### Aim
Return the listing below unchanged, minus its pictures.

Source code of charts
══════════

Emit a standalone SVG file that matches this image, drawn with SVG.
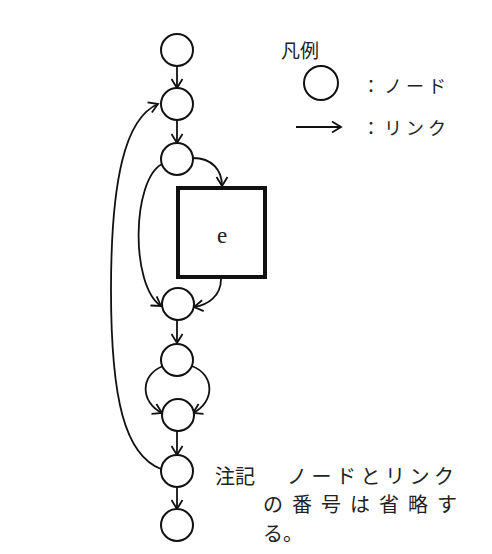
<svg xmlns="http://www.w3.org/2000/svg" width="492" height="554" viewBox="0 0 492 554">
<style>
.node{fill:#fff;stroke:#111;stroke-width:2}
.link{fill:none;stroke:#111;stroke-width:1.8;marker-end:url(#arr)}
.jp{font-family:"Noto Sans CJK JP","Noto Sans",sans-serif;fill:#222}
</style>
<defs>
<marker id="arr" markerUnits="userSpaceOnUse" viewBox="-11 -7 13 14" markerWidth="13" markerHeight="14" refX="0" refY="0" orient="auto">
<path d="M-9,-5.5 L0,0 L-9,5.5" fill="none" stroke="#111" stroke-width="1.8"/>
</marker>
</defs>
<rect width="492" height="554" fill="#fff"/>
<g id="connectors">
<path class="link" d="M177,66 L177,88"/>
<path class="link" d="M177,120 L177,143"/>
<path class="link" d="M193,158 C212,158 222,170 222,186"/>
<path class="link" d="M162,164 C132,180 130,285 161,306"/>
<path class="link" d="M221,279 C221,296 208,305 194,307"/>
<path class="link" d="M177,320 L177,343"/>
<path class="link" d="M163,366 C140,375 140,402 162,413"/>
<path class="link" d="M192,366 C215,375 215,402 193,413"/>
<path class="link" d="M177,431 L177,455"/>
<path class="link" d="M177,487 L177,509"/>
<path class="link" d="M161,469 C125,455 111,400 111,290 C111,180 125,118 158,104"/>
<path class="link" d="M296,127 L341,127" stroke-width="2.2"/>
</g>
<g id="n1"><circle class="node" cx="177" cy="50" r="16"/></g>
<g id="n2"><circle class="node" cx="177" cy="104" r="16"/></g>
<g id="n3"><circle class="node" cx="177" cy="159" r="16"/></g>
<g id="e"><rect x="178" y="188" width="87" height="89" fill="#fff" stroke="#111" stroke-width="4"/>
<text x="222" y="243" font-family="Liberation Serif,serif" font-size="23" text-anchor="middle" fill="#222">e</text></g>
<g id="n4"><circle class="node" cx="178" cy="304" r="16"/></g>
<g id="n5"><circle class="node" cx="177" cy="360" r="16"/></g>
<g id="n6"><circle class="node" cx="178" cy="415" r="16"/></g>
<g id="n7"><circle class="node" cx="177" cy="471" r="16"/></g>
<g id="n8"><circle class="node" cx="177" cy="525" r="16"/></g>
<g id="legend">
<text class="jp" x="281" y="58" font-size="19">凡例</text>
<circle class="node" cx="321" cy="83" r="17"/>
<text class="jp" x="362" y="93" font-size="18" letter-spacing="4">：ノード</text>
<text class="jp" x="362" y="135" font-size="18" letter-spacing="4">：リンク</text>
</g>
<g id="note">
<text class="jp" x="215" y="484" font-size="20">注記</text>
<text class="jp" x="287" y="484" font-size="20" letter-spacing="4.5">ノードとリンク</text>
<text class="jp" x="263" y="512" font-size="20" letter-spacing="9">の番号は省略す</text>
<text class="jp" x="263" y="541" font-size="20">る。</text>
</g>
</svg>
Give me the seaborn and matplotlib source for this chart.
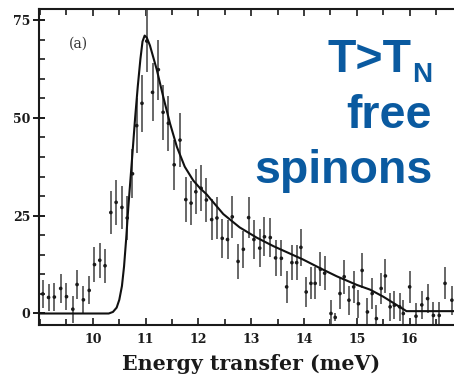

══════════

### Solution to the exercise
Emit a standalone SVG file that matches this image, drawn with SVG.
<svg xmlns="http://www.w3.org/2000/svg" width="492" height="554" viewBox="0 0 492 554">
<style>
.node{fill:#fff;stroke:#111;stroke-width:2}
.link{fill:none;stroke:#111;stroke-width:1.8;marker-end:url(#arr)}
.jp{font-family:"Noto Sans CJK JP","Noto Sans",sans-serif;fill:#222}
</style>
<defs>
<marker id="arr" markerUnits="userSpaceOnUse" viewBox="-11 -7 13 14" markerWidth="13" markerHeight="14" refX="0" refY="0" orient="auto">
<path d="M-9,-5.5 L0,0 L-9,5.5" fill="none" stroke="#111" stroke-width="1.8"/>
</marker>
</defs>
<rect width="492" height="554" fill="#fff"/>
<g id="connectors">
<path class="link" d="M177,66 L177,88"/>
<path class="link" d="M177,120 L177,143"/>
<path class="link" d="M193,158 C212,158 222,170 222,186"/>
<path class="link" d="M162,164 C132,180 130,285 161,306"/>
<path class="link" d="M221,279 C221,296 208,305 194,307"/>
<path class="link" d="M177,320 L177,343"/>
<path class="link" d="M163,366 C140,375 140,402 162,413"/>
<path class="link" d="M192,366 C215,375 215,402 193,413"/>
<path class="link" d="M177,431 L177,455"/>
<path class="link" d="M177,487 L177,509"/>
<path class="link" d="M161,469 C125,455 111,400 111,290 C111,180 125,118 158,104"/>
<path class="link" d="M296,127 L341,127" stroke-width="2.2"/>
</g>
<g id="n1"><circle class="node" cx="177" cy="50" r="16"/></g>
<g id="n2"><circle class="node" cx="177" cy="104" r="16"/></g>
<g id="n3"><circle class="node" cx="177" cy="159" r="16"/></g>
<g id="e"><rect x="178" y="188" width="87" height="89" fill="#fff" stroke="#111" stroke-width="4"/>
<text x="222" y="243" font-family="Liberation Serif,serif" font-size="23" text-anchor="middle" fill="#222">e</text></g>
<g id="n4"><circle class="node" cx="178" cy="304" r="16"/></g>
<g id="n5"><circle class="node" cx="177" cy="360" r="16"/></g>
<g id="n6"><circle class="node" cx="178" cy="415" r="16"/></g>
<g id="n7"><circle class="node" cx="177" cy="471" r="16"/></g>
<g id="n8"><circle class="node" cx="177" cy="525" r="16"/></g>
<g id="legend">
<text class="jp" x="281" y="58" font-size="19">凡例</text>
<circle class="node" cx="321" cy="83" r="17"/>
<text class="jp" x="362" y="93" font-size="18" letter-spacing="4">：ノード</text>
<text class="jp" x="362" y="135" font-size="18" letter-spacing="4">：リンク</text>
</g>
<g id="note">
<text class="jp" x="215" y="484" font-size="20">注記</text>
<text class="jp" x="287" y="484" font-size="20" letter-spacing="4.5">ノードとリンク</text>
<text class="jp" x="263" y="512" font-size="20" letter-spacing="9">の番号は省略す</text>
<text class="jp" x="263" y="541" font-size="20">る。</text>
</g>
</svg>
Give me the seaborn and matplotlib source for this chart.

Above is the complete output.